Viability of Sequence Labeling Encodings for Dependency Parsing
- Strzyz, Michalina María
- David Vilares Calvo Co-director
- Carlos Gómez Rodríguez Co-director
Defence university: Universidade da Coruña
Fecha de defensa: 20 December 2021
- Joakim Nivre Chair
- Miguel Á. Alonso Secretary
- Reut Tsarfaty Committee member
Type: Thesis
Abstract
This thesis presents new methods for recasting dependency parsing as a sequence labeling task yielding a viable alternative to the traditional transition- and graph-based approaches. It is shown that sequence labeling parsers provide several advantages for dependency parsing, such as: (i) a good trade-off between accuracy and parsing speed, (ii) genericity which enables running a parser in generic sequence labeling software and (iii) pluggability which allows using full parse trees as features to downstream tasks. The backbone of dependency parsing as sequence labeling are the encodings which serve as linearization methods for mapping dependency trees into discrete labels, such that each token in a sentence is associated with a label.
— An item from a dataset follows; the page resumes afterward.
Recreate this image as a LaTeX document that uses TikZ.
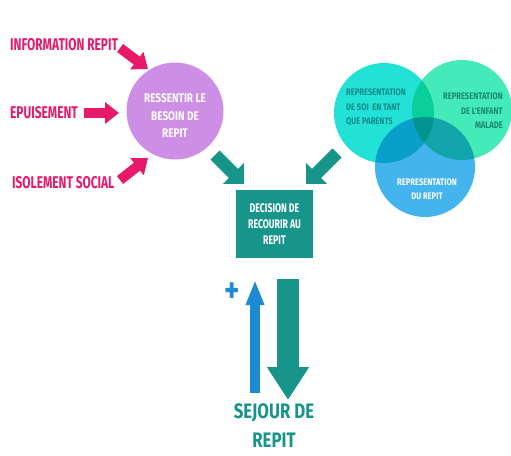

We introduce three encoding families comprising: (i) head selection, (ii) bracketing-based and (iii) transition-based encodings which are differentiated by the way they represent a dependency tree as a sequence of labels. We empirically examine the viability of the encodings and provide an analysis of their facets. Furthermore, we explore the feasibility of leveraging external complementary data in order to enhance parsing performance. Our sequence labeling parser is endowed with two kinds of representations. First, we exploit the complementary nature of dependency and constituency parsing paradigms and enrich the parser with representations from both syntactic abstractions. Secondly, we use human language processing data to guide our parser with representations from eye movements. Overall, the results show that recasting dependency parsing as sequence labeling is a viable approach that is fast and accurate and provides a practical alternative for integrating syntax in NLP tasks.